At the heart of this conflict are the actors who are all trying to do what they think is right. The animal rights activists want to participate in the administrative system to ensure marine mammal protection, the Makah Tribe wants to exercise its treaty right to continue focal cultural and religious traditions, and NOAA wants to fulfill its administrative duty, including its fiduciary duty under the Neah Bay Treaty. Unfortunately, the combination of good intentions created a momentum that is no longer controllable by any one party and left the Makah with an indefinitely suspended treaty right.
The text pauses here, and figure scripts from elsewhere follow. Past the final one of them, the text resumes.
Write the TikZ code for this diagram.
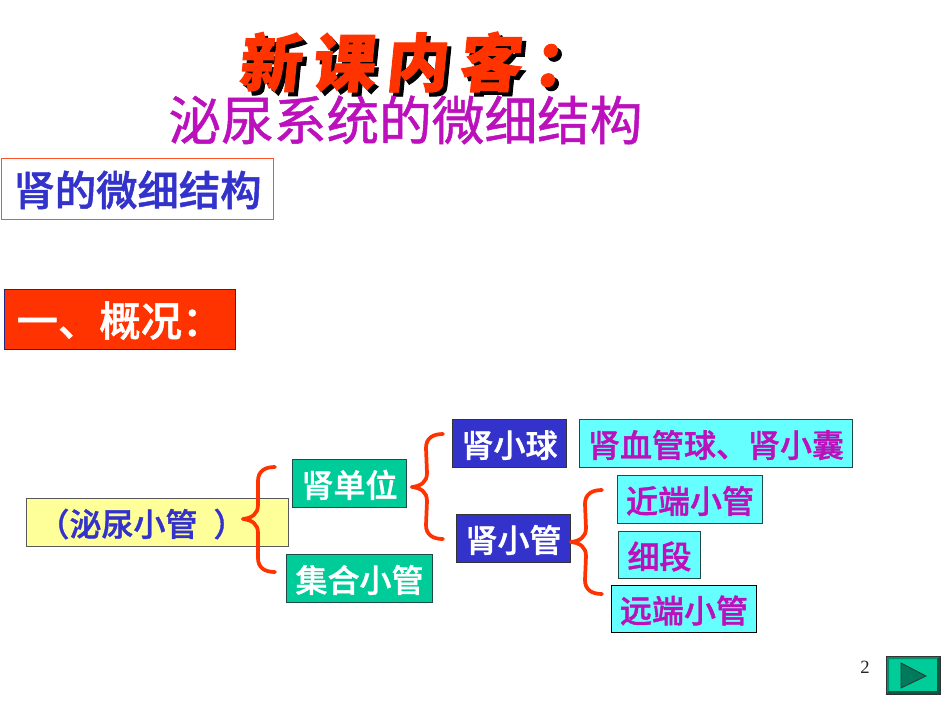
\documentclass[tikz,border=0pt]{standalone}
\usepackage{fontspec}
\usetikzlibrary{calc}
\newfontfamily\cjk{Noto Sans CJK SC}
\newfontfamily\cjkmed{Noto Sans CJK SC Medium}[FakeBold=1.2]
\newfontfamily\cjksub{Noto Sans CJK SC}[FakeBold=1]
\newfontfamily\cjkslant{Noto Sans CJK SC Black}[FakeSlant=0.1,FakeBold=1.5]
\setmainfont{Liberation Serif}
\definecolor{oxred}{HTML}{FF3300}
\definecolor{navy}{HTML}{3333CC}
\definecolor{mag}{HTML}{BB10BB}
\definecolor{teal}{HTML}{00CC99}
\definecolor{cyanbox}{HTML}{66FFFF}
\definecolor{yel}{HTML}{FFFF99}
\definecolor{edge}{HTML}{1F4A4A}
\tikzset{
  x=0.75pt,y=-0.75pt,
  box/.style={draw=edge,line width=0.8pt,inner sep=0pt,anchor=north west,align=center,text height=22.5pt,text depth=2pt,font=\cjkmed\fontsize{24pt}{26pt}\selectfont},
  headbox/.style={box,text height=28pt,text depth=3pt,font=\cjkmed\fontsize{31pt}{33pt}\selectfont},
  tealbox/.style={box,fill=teal,text=white},
  navybox/.style={box,fill=navy,text=white,draw=black!80},
  cyanb/.style={box,fill=cyanbox,text=mag},
  bracepath/.style={draw=oxred,line width=2.8pt,line cap=round,line join=round},
  wh/.style 2 args={minimum width=#1*0.75pt,minimum height=#2*0.75pt},
  titlechars/.style={font=\cjkslant\fontsize{47pt}{50pt}\selectfont,inner sep=0pt},
}
\newcommand{\titlerun}{新\hspace{8pt}课\hspace{8pt}内\hspace{8pt}客\hspace{8pt}：}
\newcommand{\bracedraw}[3]{% tip, top end, bottom end
  \draw[bracepath] (#1) .. controls ($(#1)+(9,-1)$) and ($(#1)+(15,-5)$) .. ($(#1)+(15,-14)$)
    -- ($(#2)+(-17,14)$) .. controls ($(#2)+(-17,4)$) and ($(#2)+(-10,0)$) .. (#2);
  \draw[bracepath] (#1) .. controls ($(#1)+(9,1)$) and ($(#1)+(15,5)$) .. ($(#1)+(15,14)$)
    -- ($(#3)+(-17,-14)$) .. controls ($(#3)+(-17,-4)$) and ($(#3)+(-10,0)$) .. (#3);
}
\begin{document}
\begin{tikzpicture}
\useasboundingbox (0,0) rectangle (950,713);
\fill[white] (0,0) rectangle (950,713);
% title
\node[titlechars,anchor=west] (title) at (238,64) {\rlap{\hspace{3pt}\raisebox{-3pt}{\color{black}\titlerun}}{\color{oxred}\titlerun}};
\node[inner sep=0pt,text=mag,font=\cjksub\fontsize{39.5pt}{42pt}\selectfont] (sub) at (405.5,120) {泌尿系统的微细结构};
% headings
\node[headbox,draw=oxred!85,fill=white,text=navy,wh={272}{61}] (h1) at (1,158) {肾的微细结构};
\node[headbox,draw=navy!70!black,fill=oxred,text=white,wh={231}{60}] (h2) at (4,289) {一、概况：};
% boxes
\node[box,fill=yel,text=navy,draw=black!65,wh={262}{48}] (a) at (26,498) {（泌尿小管\hspace{12pt}）\hspace{24pt}};
\node[tealbox,wh={114}{48}] (b) at (292,459) {肾单位};
\node[tealbox,wh={146}{48}] (c) at (286,554) {集合小管};
\node[navybox,wh={114}{48}] (d) at (452,419) {肾小球};
\node[cyanb,wh={273}{48}] (e) at (579,419) {肾血管球、肾小囊};
\node[navybox,wh={114}{48}] (f) at (456,514) {肾小管};
\node[cyanb,wh={145}{48}] (g) at (617,475) {近端小管};
\node[cyanb,wh={82}{47}] (h) at (618,531) {细段};
\node[cyanb,wh={145}{47},draw=black] (i) at (611,585) {远端小管};
% braces
\coordinate (t1) at (243,519); \coordinate (u1) at (275,467); \coordinate (l1) at (275,572);
\coordinate (t2) at (412,487); \coordinate (u2) at (443,434); \coordinate (l2) at (443,539);
\coordinate (t3) at (571,542); \coordinate (u3) at (602,490); \coordinate (l3) at (602,594);
\bracedraw{t1}{u1}{l1}
\bracedraw{t2}{u2}{l2}
\bracedraw{t3}{u3}{l3}
% page number + button
\node[inner sep=0pt,font=\fontsize{14pt}{16pt}\selectfont,text=black!85] (pg) at (865,667) {2};
\fill[teal] (886,656) rectangle (940,694);
\fill[teal!70!black] (886,656) -- (940,656) -- (937,659) -- (889,659) -- (889,691) -- (886,694) -- cycle;
\fill[teal!45!black] (940,656) -- (940,694) -- (886,694) -- (889,691) -- (937,691) -- (937,659) -- cycle;
\draw[black!80,line width=0.6pt] (886,656) rectangle (940,694);
\draw[black!80,fill=teal!60!black,line width=0.6pt] (901,663) -- (926,676) -- (901,688) -- cycle;
\end{tikzpicture}
\end{document}
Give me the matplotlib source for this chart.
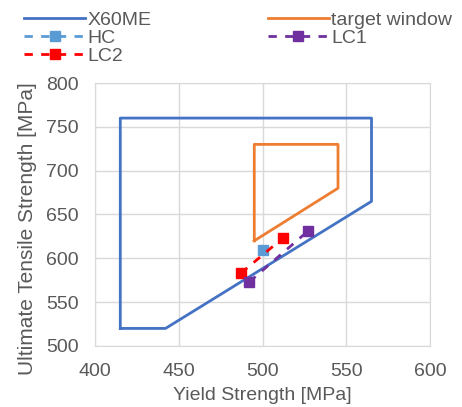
import matplotlib
matplotlib.use("Agg")
import matplotlib.pyplot as plt

plt.rcParams['font.family'] = ['Liberation Sans', 'DejaVu Sans']

# X60ME property window (yield, tensile)
x60_ys = [415, 415, 565, 565, 442, 415]
x60_uts = [520, 760, 760, 665, 520, 520]

# target window
tw_ys = [495, 495, 545, 545, 495]
tw_uts = [620, 730, 730, 680, 620]

# measured points
hc_ys = [500]
hc_uts = [609]
lc1_ys = [492, 527]
lc1_uts = [573, 631]
lc2_ys = [487, 512]
lc2_uts = [583, 623]

grey = "#595959"

fig = plt.figure(figsize=(4.62, 4.07), dpi=100)
ax = fig.add_axes([0.206, 0.150, 0.725, 0.646])

ax.plot(x60_ys, x60_uts, color="#4472C4", lw=2, label="X60ME")
ax.plot(hc_ys, hc_uts, color="#5B9BD5", lw=2, ls=(0, (3, 3)), marker="s", ms=7, label="HC")
ax.plot(lc2_ys, lc2_uts, color="#FF0000", lw=2, ls=(0, (3, 3)), marker="s", ms=7, label="LC2")
ax.plot(tw_ys, tw_uts, color="#ED7D31", lw=2, label="target window")
ax.plot(lc1_ys, lc1_uts, color="#7030A0", lw=2, ls=(0, (3, 3)), marker="s", ms=7, label="LC1")

ax.set_xlim(400, 600)
ax.set_ylim(500, 800)
ax.set_xticks(range(400, 601, 50))
ax.set_yticks(range(500, 801, 50))
ax.grid(True, color="#D9D9D9", lw=1)
ax.set_axisbelow(True)
for s in ax.spines.values():
    s.set_color("#D9D9D9")
ax.tick_params(length=0, labelsize=14, colors=grey, pad=12)
ax.set_xlabel("Yield Strength [MPa]", fontsize=14, color=grey, labelpad=5)
ax.set_ylabel("Ultimate Tensile Strength [MPa]", fontsize=15, color=grey)
ax.yaxis.set_label_coords(-0.175, 0.445)

fig.legend(loc="upper left", bbox_to_anchor=(0.015, 1.015), ncol=2, frameon=False,
           fontsize=14, labelcolor=grey, handlelength=3.1, handletextpad=0.15,
           labelspacing=0.02, columnspacing=6.0)

fig.savefig("out.png", dpi=100)
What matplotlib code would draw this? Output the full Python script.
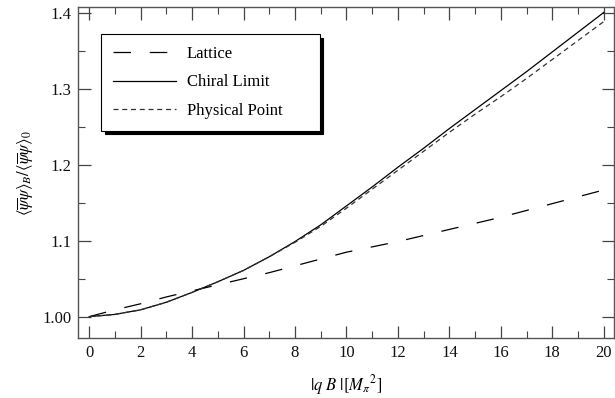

The Tribe now faces a complex legal road, juggling the administrative action, the criminal case, and an imminent civil suit. The Tribe must act carefully in managing its actions and arguments so as not to foreclose any way to exercise its treaty right. The Makah have three main avenues of action: 1) follow the administrative agency MMPA waiver process defined by Anderson v. Evans; 2) re-assert issues from Anderson in criminal court; or 3) re-visit Anderson’s challenges after NOAA’s waiver determination in a civil suit. Each path involves a different strategy and risk. However, all paths lead to the Ninth Circuit and ultimately the Supreme Court, the only place where this issue could finally be put the rest.